The instruction of the trial judge eliminates negligence and assumes proper care. Thus the defendant had the authority of the U.S. to do the work carefully, and did it within such authority.
It being lawful for the sovereign to exercise its lawful power, it must follow that whatever results from its proper exercise is not unlawful, and if any injury, direct or consequential, results to the individual, he is remediless, except so far as the sovereign gives him a remedy.
The government has provided for such direct injuries as amount to a taking of private property for public use, by the constitutional provision that it must not be done without full compensation. If the present were such a case it would seem that the plaintiff's remedy would be to make the proper application to the government. The defendant having done no more than it was fully authorized to do, and which its duty to the government under the contract required it to do, would be blameless, and the government liable because of its constitutional obligation.

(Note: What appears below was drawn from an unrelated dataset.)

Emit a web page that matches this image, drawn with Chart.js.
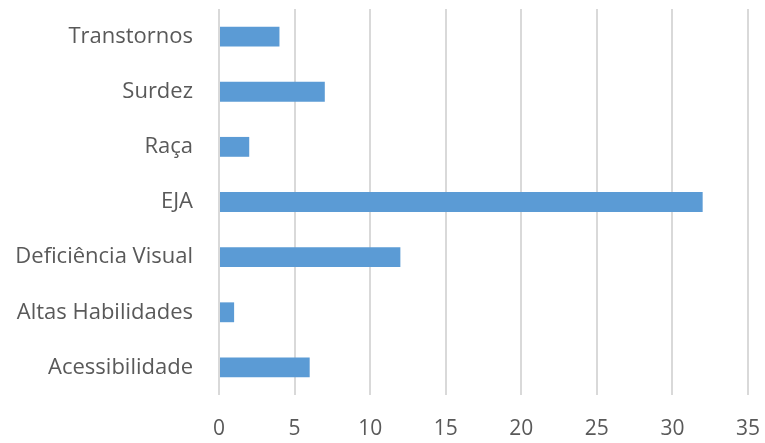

But this is not a case of taking private property, or of direct, but is of consequential injury. The plaintiff's house was 3,000 feet distant from the place of the explosions. The injuries to it were caused by the shaking of the earth or pulsations of the air, or both, resulting from the explosion. There was no physical invasion of the plaintiff's premises by casting stones or earth or other substances upon them, as in Hay v. Cohoes Co. ( 2 N.Y. 159); Tremain v. Cohoes Co. (Id. 163); St. Peter v. Denison (58 id. 416), and hence, no going outside of the authority actually conferred and conferrable as in those cases. Nor was the work here prosecuted for the benefit of private ownership aided by the public grant of the privilege, as in Cogswell v. N.Y., N.H. H.R.R. Co. ( 103 N.Y. 10), and hence, the rules applicable to public grants of privileges to private parties or corporations have no force. This work was done under the government for the government, and in no sense to the detriment of public rights or to the advantage of the defendant's private ownership. The principles assumed in the case last cited amply support the defendant's position.

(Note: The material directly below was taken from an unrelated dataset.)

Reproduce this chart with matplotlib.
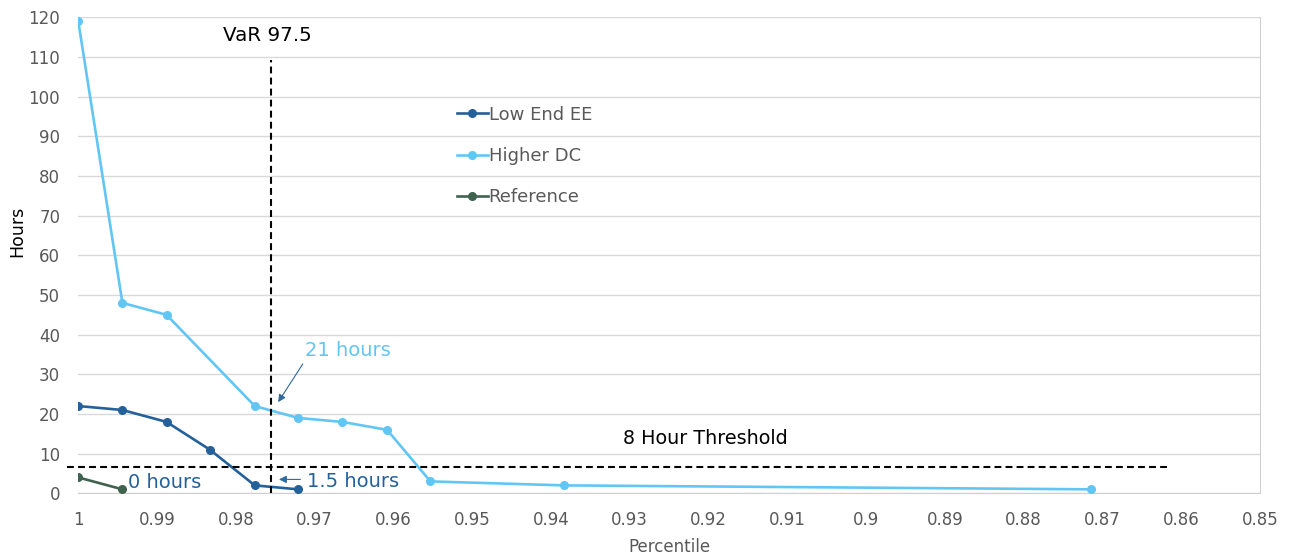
import matplotlib
matplotlib.use("Agg")
import matplotlib.pyplot as plt

# ---- data ----
low_x = [1.0, 0.9944, 0.9888, 0.9833, 0.9776, 0.9721]
low_y = [22, 21, 18, 11, 2, 1]
high_x = [1.0, 0.9944, 0.9888, 0.9776, 0.9721, 0.9665, 0.9608, 0.9553, 0.9384, 0.8714]
high_y = [119, 48, 45, 22, 19, 18, 16, 3, 2, 1]
ref_x = [1.0, 0.9944]
ref_y = [4, 1]
series_names = ["Low End EE", "Higher DC", "Reference"]
var_x = 0.9755
threshold_y = 6.6
x_ticks = [1, 0.99, 0.98, 0.97, 0.96, 0.95, 0.94, 0.93, 0.92, 0.91, 0.9, 0.89, 0.88, 0.87, 0.86, 0.85]
y_ticks = list(range(0, 121, 10))

c_low = "#24619A"
c_high = "#62C6F5"
c_ref = "#3F634F"
grey = "#595959"

plt.rcParams['font.family'] = ['DejaVu Sans']
fig = plt.figure(figsize=(12.94, 5.6), dpi=100)
ax = fig.add_axes([0.0605, 0.1191, 0.9737 - 0.0605, 0.9691 - 0.1191])

ax.plot(low_x, low_y, color=c_low, lw=1.9, marker='o', ms=5.5, label=series_names[0], zorder=4)
ax.plot(high_x, high_y, color=c_high, lw=1.9, marker='o', ms=5.5, label=series_names[1], zorder=4)
ax.plot(ref_x, ref_y, color=c_ref, lw=1.9, marker='o', ms=5.5, label=series_names[2], zorder=4)

ax.set_xlim(1.0, 0.85)
ax.set_ylim(0, 120)
ax.set_xticks(x_ticks)
ax.set_xticklabels([f"{t:g}" for t in x_ticks])
ax.set_yticks(y_ticks)
ax.tick_params(axis='both', length=0, labelsize=12, labelcolor=grey)
ax.tick_params(axis='x', pad=13)
ax.tick_params(axis='y', pad=13)
ax.grid(axis='y', color='#D9D9D9', lw=1)
ax.set_axisbelow(True)
for s in ['top', 'left']:
    ax.spines[s].set_visible(False)
ax.spines['right'].set_color('#D0D0D0')
ax.spines['bottom'].set_color('#D0D0D0')

ax.set_ylabel("Hours", fontsize=12.5, color='black')
ax.yaxis.set_label_coords(-0.044, 0.55)
ax.set_xlabel("Percentile", fontsize=12, color=grey, labelpad=6.5)

# reference lines
ax.plot([var_x, var_x], [0, 109.2], color='black', lw=1.5, ls=(0, (3.3, 2)), zorder=5)
ax.plot([1.00147, 0.86168], [threshold_y, threshold_y], color='black', lw=1.5,
        ls=(0, (3.3, 2)), zorder=5, clip_on=False)

# texts
ax.text(0.97605, 115.5, "VaR 97.5", fontsize=14.3, color='black', ha='center', va='center', clip_on=False)
ax.text(0.92045, 13.9, "8 Hour Threshold", fontsize=13.8, color='black', ha='center', va='center')
ax.text(0.9712, 35.9, "21 hours", fontsize=14, color=c_high, ha='left', va='center')
ax.text(0.9937, 2.7, "0 hours", fontsize=14, color=c_low, ha='left', va='center')
ax.text(0.9710, 3.0, "1.5 hours", fontsize=14, color=c_low, ha='left', va='center')
ax.annotate("", xy=(0.97482, 22.4), xytext=(0.97131, 33.2),
            arrowprops=dict(arrowstyle='-|>', color='#2E6A9E', lw=0.8, mutation_scale=11))
ax.annotate("", xy=(0.97488, 3.5), xytext=(0.97145, 3.5),
            arrowprops=dict(arrowstyle='-|>', color='#2E6A9E', lw=0.8, mutation_scale=11))

leg = ax.legend(loc='center left', bbox_to_anchor=(457 / 1294, 1 - 156 / 560),
                bbox_transform=fig.transFigure, frameon=False, fontsize=13,
                labelspacing=1.3, handlelength=1.7, handletextpad=0.05,
                borderpad=0, borderaxespad=0)
for t in leg.get_texts():
    t.set_color(grey)

fig.savefig("out.png", dpi=100)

One cannot confine the vibration of the earth or air within inclosed limits, and hence it must follow that if in any given case they are rightfully caused, their extension to their ultimate and natural limits cannot be unlawful, and the consequential injury, if any, must be remediless.
The defendant had the authority of the government and kept within it, and, therefore, is not liable. ( Radcliff v. Mayor etc., 4 N.Y. 195; Bellinger v. N.Y.C.R.R. Co., 23 id. 42; Marvin v. Brewster Iron Co., 55 id. 538; Uline v. N.Y.C. H.R.R.R. Co., 101 id. 98; Atwater v. Village of Canandaigua, 124 id. 602; Transportation Co. v. Chicago, 99 U.S. 635; Wood on Nuisance, § 752, quoted with approval in Seifert v. City of Brooklyn, 101 N.Y. 145.)
Criticism with respect to the extent to which private and municipal corporations have been permitted to expand the authority given them by the government to justify their invasion of private rights ( Coggswell v. N.Y., N.H. H.R.R. Co., supra), may be pertinent when such parties attempt the expansion for such purposes, but it can have no pertinency to a case where the government itself seeks, by appropriate means plainly adapted to the end, to accomplish for the public benefit any of the objects confided to its jurisdiction. ( M'Culloch v. Maryland, 4 Wheat. 316-421.)
The judgment should be reversed and a new trial granted, costs to abide the event.
All concur, except VANN, J., dissenting.